For seminars and small class discussions, your professors may also ask you to use a number of interactive online platforms, such as Blackboard Learn, Microsoft Teams or – you guessed it – Zoom. Zoom may be used for tutorials or small class group learning as it enables video calls where the lecturer can also share their screen with lecture slides and allow for breakout sessions amongst students. This is a great way of engaging with your classmates as if you were in a classroom setting, thus facilitating participation. Zoom is also a good way to do group work with your classmates or presentations for independent study.
A new way of learning
College is very different from secondary school, even more so now with online learning. That age-old advice that your college professors won’t chase you up for homework like your secondary school educators is, for the most part, very true. This is never more prominent than now: online learning means students have less interaction with their professors and fellow classmates.

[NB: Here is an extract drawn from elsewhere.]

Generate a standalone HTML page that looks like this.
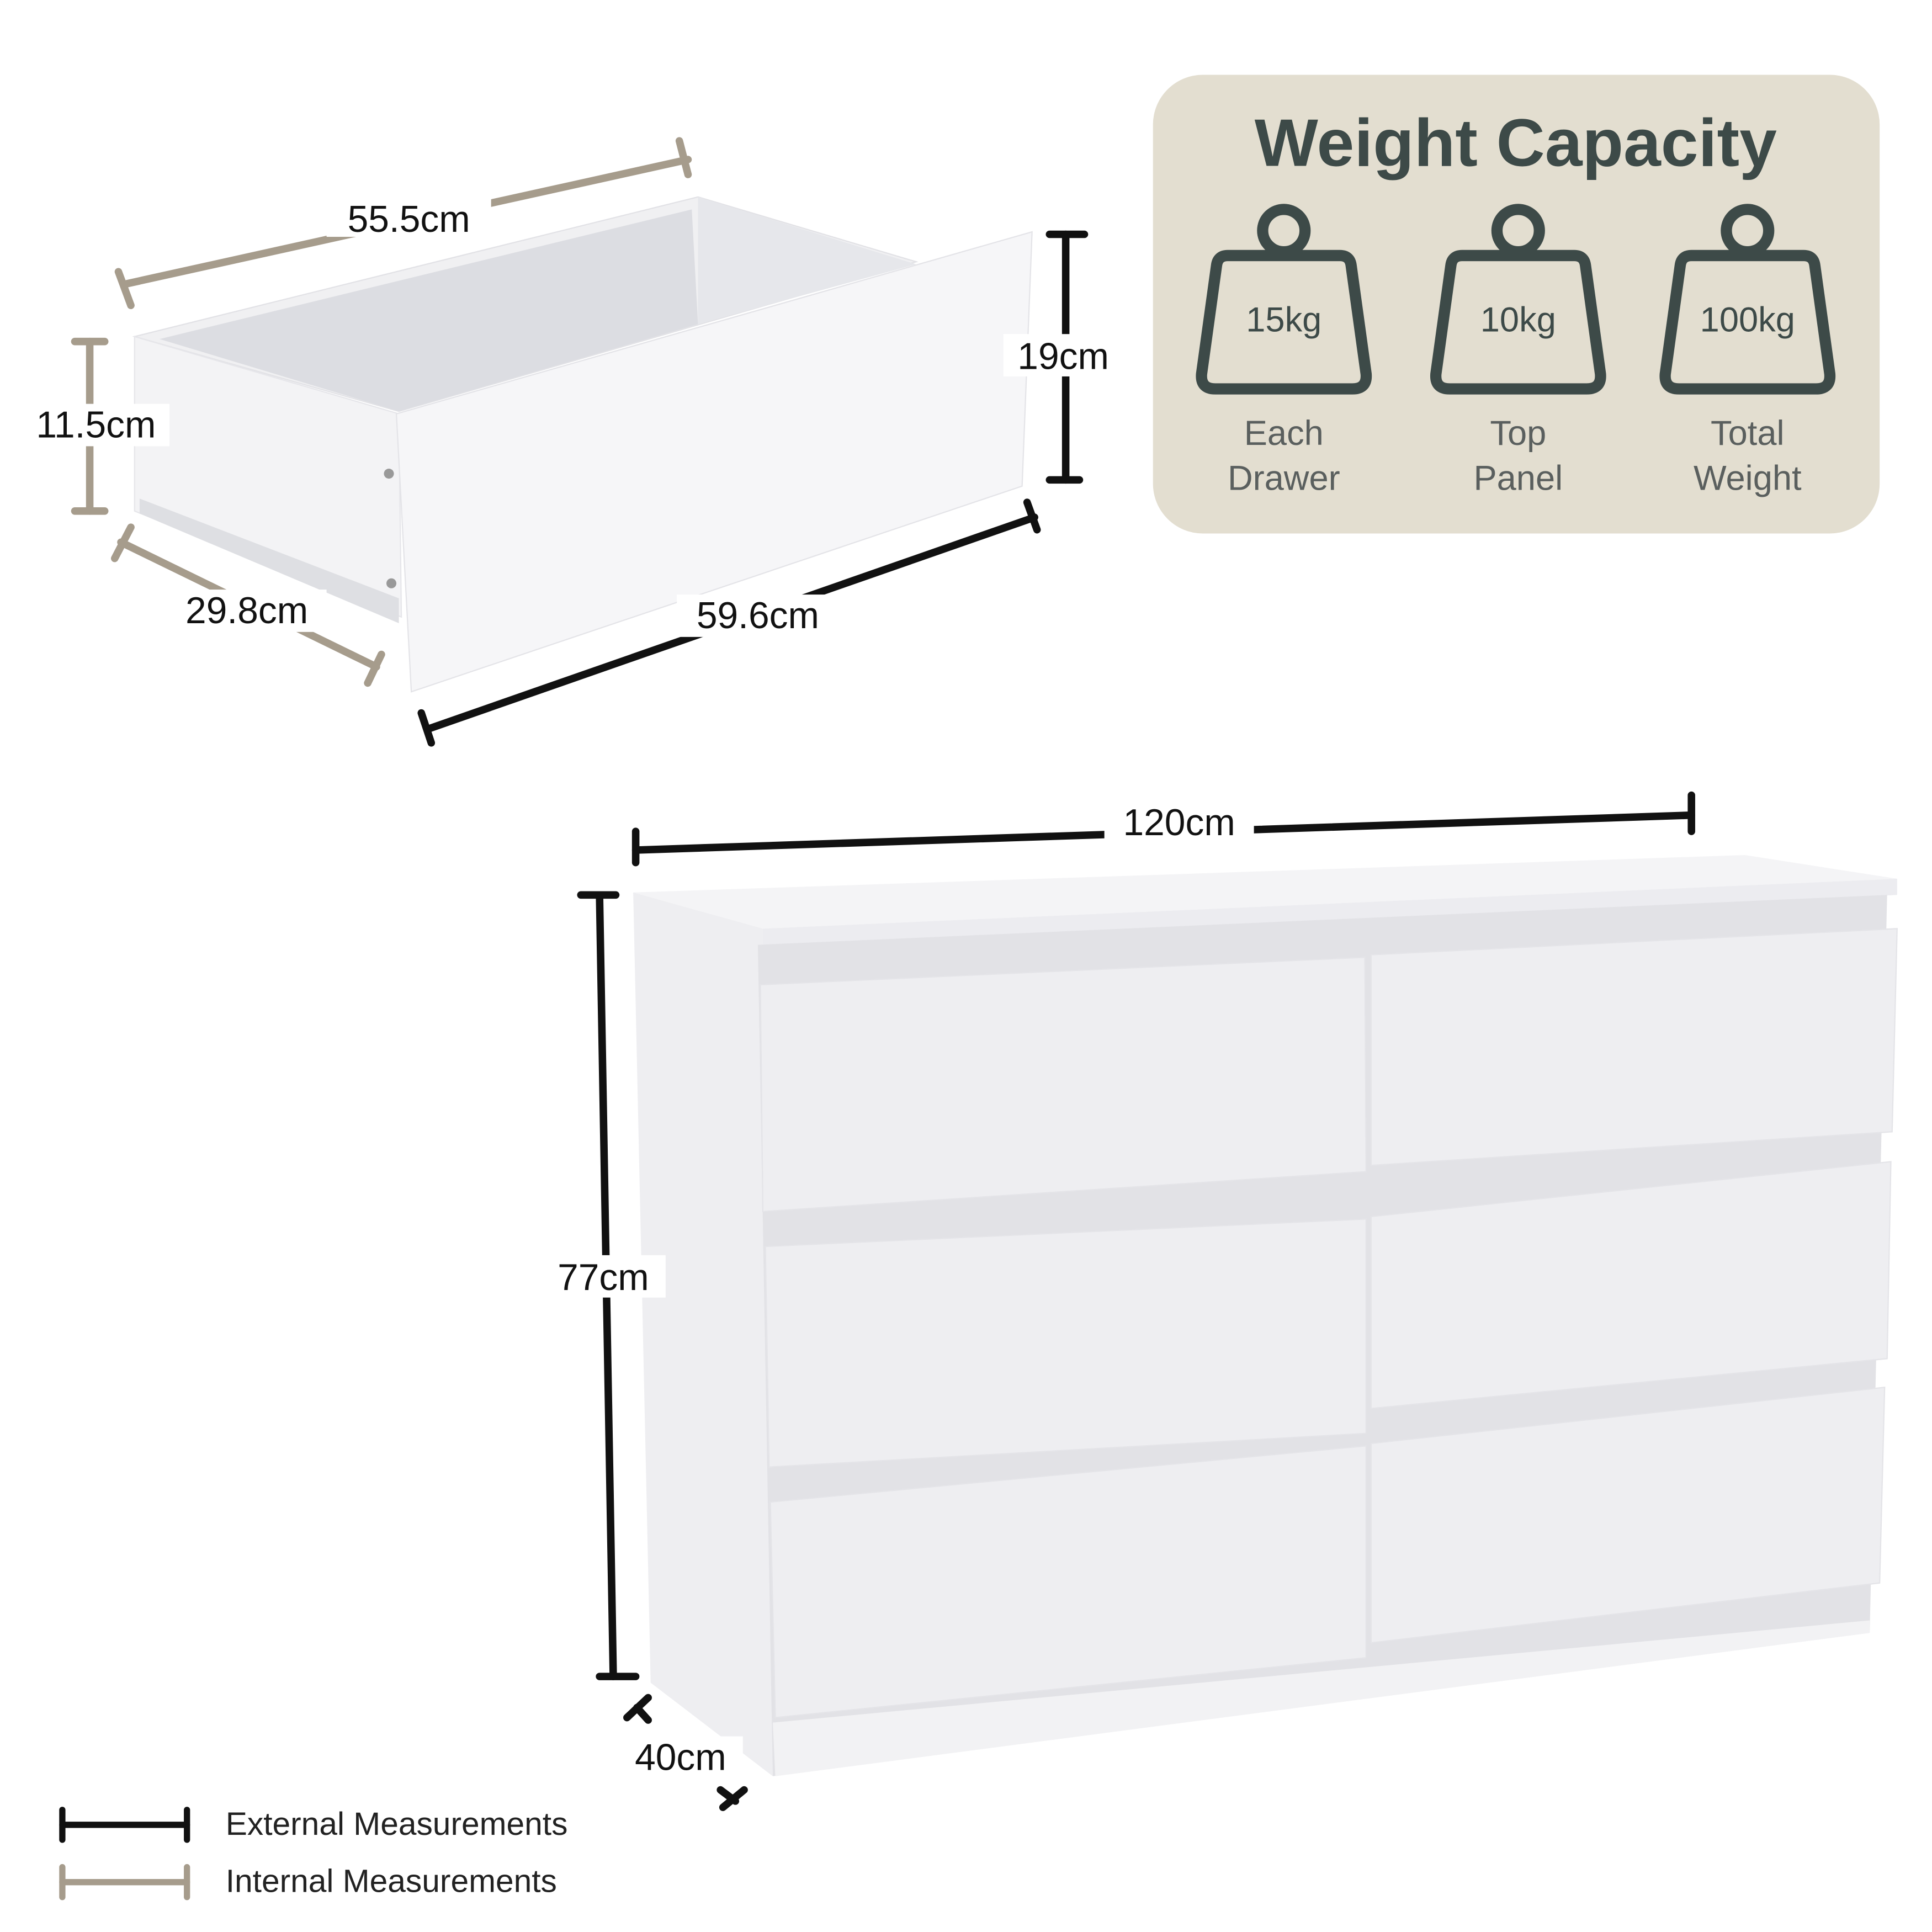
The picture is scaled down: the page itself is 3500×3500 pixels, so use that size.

While your independence is never more exciting than it is as an incoming fresher, it is also never as important – and with that comes more responsibility on your part. Online learning will allow you to access tonnes of information at the click of a button, but it won’t set your alarm for you and drag you out of bed. Just as we’ve all been encouraged to form daily routines for the duration of lockdown, I encourage you to form a new college routine.
Create your study space
Everyone has their preferences when it comes to where and when they study, but for online learning, a few points hold true for everyone. Try to make a dedicated space for yourself free from disturbances and screens (apart from the one displaying your lecture slides). And yes, this means putting away your phone (for me, chucking it into another room works a treat). Checking your phone during a lecture is much easier than in a secondary school classroom, and it’s easier still to get completely side-tracked in front of a lecture recording when there is no one keeping an eye on you.
Situating yourself near natural light with plenty of air is also important for your health and concentration levels. Stay organised: keep the area where you work neat and tidy. Don’t do anything at your desk other than your work. It is also important that you have a decent internet connection.
Create your study routine
Online learning is a big change, but it can also be a welcome one. With online lectures comes flexibility, but that doesn’t exempt us all from having a study plan and a routine that involves getting out of bed early for today’s lectures and going to bed early for tomorrow’s. Be proactive: make sure that you organise a proper day of work, interspersed with whatever online lectures or tutorials you have timetabled.
Listening to lectures at the times scheduled on your timetable each day is a good idea if you think you’re not disciplined enough to study without order. For your own health and wellbeing, get plenty of fresh air and walks between classes. Try to separate out your evenings for societies or sports, and give yourself a break at the end of each day. Stay hydrated and keep on top of your reading and assignments. Unlike secondary school, it’s up to you to stay on top of things. Lecturers will help if you ask for it, but they certainly won’t be reminding you to study or be assigning daily homework.
Being online doesn’t mean that you can’t communicate with people in your course. It’s important to note that although you may feel that your lecturer or professor won’t be able to distinguish you from the other 100 people in your year from a screen, they are people too. If you have a problem or question about a lecture, module or grading systems, don’t hesitate to ask them. They are the most qualified person to answer your queries and help you with any issues you may have. Use that chat function in the online lecture, or send them a quick email (all staff have a profile on tcd.ie with their contact details). For other queries relating to your course, you can also contact your personal tutor or, better still, your classmates – because they are, after all, only the click of a button away.
Now that you know all of the steps, instead of learning where all your lecture halls are across campus (and getting lost in the process), familiarise yourself with these platforms and their features so that you can navigate online learning like a pro this semester.